As Nick Cave continues to address the big topics through his Red Hand Files, the Aussie singer has shared his thoughts on mercy and cancel culture.
The Red Hand Files have been a source of joy and understanding during the lockdown as Cave continues to answer the questions put to him by his fans. But this subject matter has a habit of blowing up in people’s faces.
Not so much for Cave though who tackles the subject with a heavy dose of humility and a side order of understanding. On the subject of mercy, Cave writes that it: “Allows us the ability to engage openly in free-ranging conversation — an expansion of collective discovery toward a common good. If mercy is our guide we have a safety net of mutual consideration, and we can, to quote Oscar Wilde, ‘play gracefully with ideas.’”
He goes on to refer to mercy as a human trait that should be matured and nurtured while suggesting cancer culture is its “antithesis” and then called it “the unhappiest religion in the world.”

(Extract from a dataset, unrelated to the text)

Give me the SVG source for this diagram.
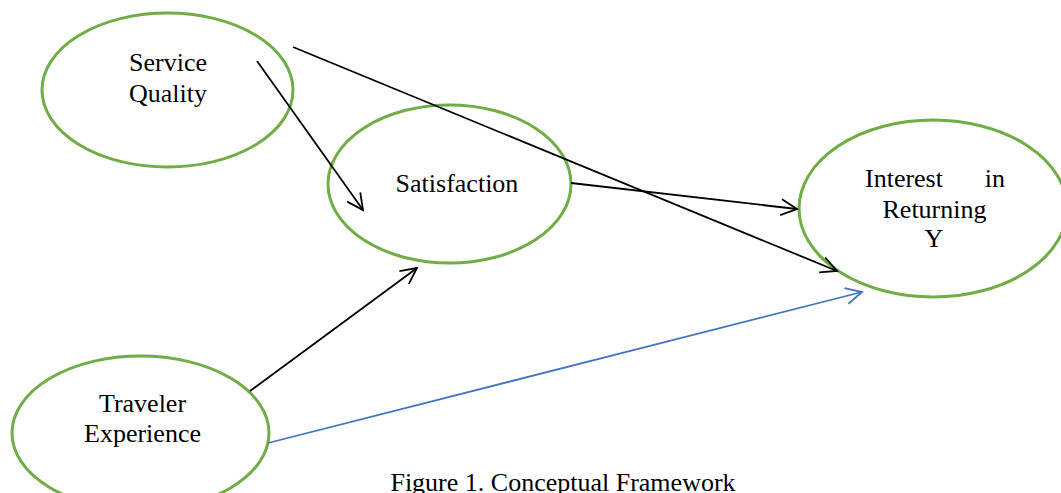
<svg xmlns="http://www.w3.org/2000/svg" width="1061" height="493" viewBox="0 0 1061 493">
<style>
.node{fill:#fff;stroke:#70AD47;stroke-width:3}
.t{font-family:"Liberation Serif","Times New Roman",serif;font-size:26px;fill:#000}
.c{stroke:#000;stroke-width:1.8;fill:none}
.b{stroke:#4472C4;stroke-width:1.8;fill:none}
</style>
<defs>
<marker id="ak" markerUnits="userSpaceOnUse" markerWidth="30" markerHeight="30" refX="0" refY="0" viewBox="-20 -15 30 30" orient="auto"><path d="M-16,-8 L0,0 L-16,8" fill="none" stroke="#000" stroke-width="1.8"/></marker>
<marker id="ab" markerUnits="userSpaceOnUse" markerWidth="30" markerHeight="30" refX="0" refY="0" viewBox="-20 -15 30 30" orient="auto"><path d="M-16,-8 L0,0 L-16,8" fill="none" stroke="#4472C4" stroke-width="1.8"/></marker>
</defs>
<g id="n-service"><ellipse class="node" cx="167.5" cy="90" rx="125.5" ry="77"/><text class="t" x="168" y="71" text-anchor="middle">Service</text><text class="t" x="168" y="102" text-anchor="middle">Quality</text></g>
<g id="n-satisfaction"><ellipse class="node" cx="449.5" cy="184" rx="121.5" ry="79"/><text class="t" x="457" y="192" text-anchor="middle">Satisfaction</text></g>
<g id="n-interest"><ellipse class="node" cx="933" cy="208.5" rx="134" ry="88.5"/><text class="t" x="865" y="187">Interest</text><text class="t" x="1005" y="187" text-anchor="end">in</text><text class="t" x="934.5" y="218" text-anchor="middle">Returning</text><text class="t" x="934" y="247" text-anchor="middle">Y</text></g>
<g id="n-traveler"><ellipse class="node" cx="140.5" cy="433" rx="128.5" ry="77"/><text class="t" x="142.5" y="412" text-anchor="middle">Traveler</text><text class="t" x="142.5" y="442" text-anchor="middle">Experience</text></g>
<g id="connectors">
<line class="c" x1="293" y1="47" x2="837" y2="271" marker-end="url(#ak)"/>
<line class="c" x1="257" y1="61" x2="363" y2="210" marker-end="url(#ak)"/>
<line class="c" x1="571" y1="183" x2="797" y2="209" marker-end="url(#ak)"/>
<line class="c" x1="250" y1="391" x2="417" y2="268" marker-end="url(#ak)"/>
<line class="b" x1="268" y1="443" x2="862" y2="292" marker-end="url(#ab)"/>
</g>
<text class="t" x="563" y="491" text-anchor="middle">Figure 1. Conceptual Framework</text>
</svg>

“Cancel culture’s refusal to engage with uncomfortable ideas has an asphyxiating effect on the creative soul of a society,” writes Cave. “Compassion is the primary experience — the heart event — out of which emerges the genius and generosity of the imagination. Creativity is an act of love that can knock up against our most foundational beliefs, and in doing so brings forth fresh ways of seeing the world. This is both the function and glory of art and ideas.
“A force that finds its meaning in the cancellation of these difficult ideas hampers the creative spirit of a society and strikes at the complex and diverse nature of its culture.”
While Cave did acknowledge the pressures of lockdown and referred to society as being “in transition” he also questioned what the necessary steps were to create a more equal society. It’s not a question many of us have the answer to.